So like, my life is getting eaten by thesis and a sudden urge to cook and do nothing all the time. So this one’s short and also late.
The other big time-eater has been my rekindled love of So You Think You Can Dance. Joshua & Katee are my favourite couple so far, but honestly, I keep feeling bad for all the poor contempo boys that are too “twee” or “not masculine enough” or alternately get praise for being a “real man.” There was always an undercurrent of those issues on the show, but I always rationalized it in terms of the dancing being about playing a role, and that part of that role included a fairly conventional kind of masculinity, but this year maybe after reading all this gender-y stuff, it seems totally out of hand.
Anyway, onto movies:
- Sawdust and Tinsel (Ingmar Bergman, 1953): I really probably should know Bergman better than I do at this point. I liked this, mainly for the classic Bergman raw nerve school of acting, and Sven Nykvist cinematography. This was his first film for Bergman and I feel like you could really identify him in the way the images have this sort of flatness to them, sort of two-dimensional? I don’t think there’s much you can say about Bergman, but this starts out with a sweet semi-silent portrayal of a clown whose woman humiliates him which was really interesting.
- Motel Hell (Kevin Connor, 1980): It’s like Texas Chainsaw Massacre, only without all the actual scary parts, and with Rory Calhoun playing a farmer/butcher who, uh…there are people in the sausages. Reading the wiki page and looking at the post reproduced there — “You might just die…laughing!” — it was apparently supposed to be a comedy, so that’s a plus, because it kind of failed at being scary. The weirdest thing about it was how much better an actor Rory Calhoun was than everyone else in the movie, so there was sort of an unintentional (or intentional?) John Waters casting effect where the styles of acting are so different that it’s immediately distancing.
- The Leopard (Luchino Visconti, 1963): So despite the fact that I am the film studies major in the relationship, Alex was actually the one who picked this. It’s a three-hour long historical drama about the slowly fading aristocracy in 19th century Italy, and I think how much you enjoy the movie is directly related to your response to that sentence.

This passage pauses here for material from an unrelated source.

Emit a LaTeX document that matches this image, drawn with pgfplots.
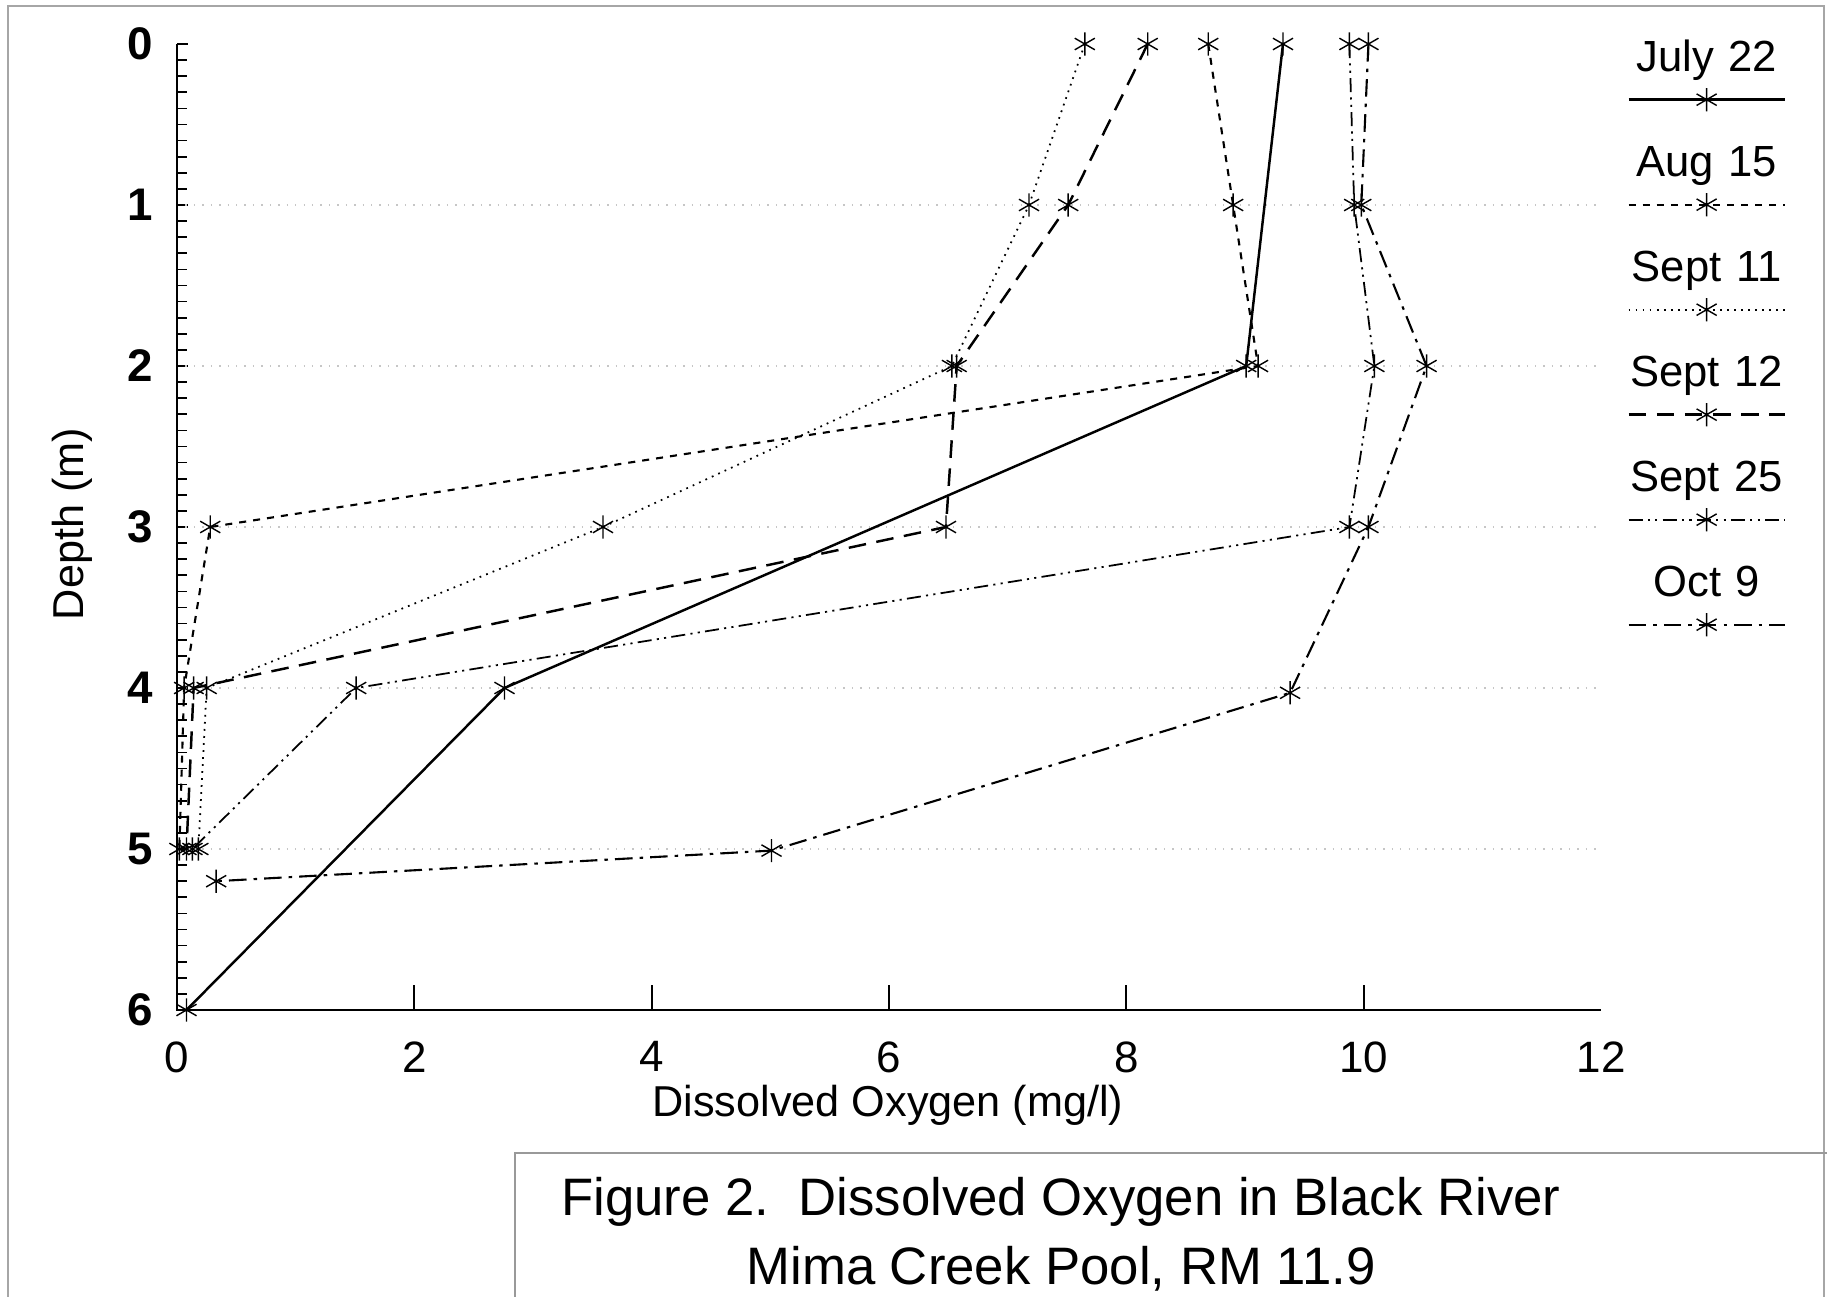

It does a really great job of evoking how stifled and stilted aristocratic life was for the characters, but that atmosphere means you wind up with a really stilted and stifled movie. So I certainly appreciated it, in the way that I appreciate historical museums full of insanely detailed costumes and objects, but I don’t know that I liked it. It’s not really my favourite kind of movie; neorealism’s great, but it’s just not my thing. (This isn’t neorealim per se, but Visconti was a neorealist and you can certainly see the influence in the long takes and the emphasis on everyday life over grand historical moments.) I did appreciate the metacinematic touch that the patriarch who is aware that he is on the way out is played by classic Hollywood star Burt Lancaster, and the young folks who represent “the future” are played by new wavey Euro stars Alain Delon and Claudia Cardinale.
- Zero Patience (John Greyson, 1993): So I am a little bit in love with this movie. It’s a debunking of the whole story that this one Air Canada flight attendant brought AIDS to North America (”Patient Zero”) and there’s a lot of didactic “educational film” stuff in there and it’s really pro-AIDS activism, but it also is a musical with a love story between Patient Zero’s ghost and Victorian sexologist Sir Richard Francis Burton, who is still alive and living in Toronto and trying to make a sensationalistic museum exhibit about Zero in the movie. Dick sings my favourite song in the movie, “Culture of Certainty” which includes a “Let’s all be empiricists” chorus. There is also a song about gay sex that is actually sung by assholes. What I love is that the whole movie’s such a goofy pastiche, but by the end, there is still something sweetly touching when Patient Zero’s finally able to disappear, with the water and the smoke and the video machine and Sir Richard Francis Burton (who also apparently can’t disappear since his “unfortunate encounter with the fountain of youth) obviously touched.
- C.R.A.Z.Y. (Jean-Marc Valée, 2005): Another gay-themed Canadian movie this week. This is in a lot of ways your standard coming-of-age story, with a whole thing with him (the gay son that the dad couldn’t accept and he also couldn’t really accept his own gayness) needing to go to Jerusalem and find himself and everything, but what I really liked was that it’s also a movie about record collections as a way of marking time and also father-son bonding. It’s also a very well-done coming-of-age story; I’m not really a fan of the Bildungsroman thing, but I like when movies about childhood skew heavily subjective, so you get that sense of how everything is really big and scary and little moments turn into huge traumas.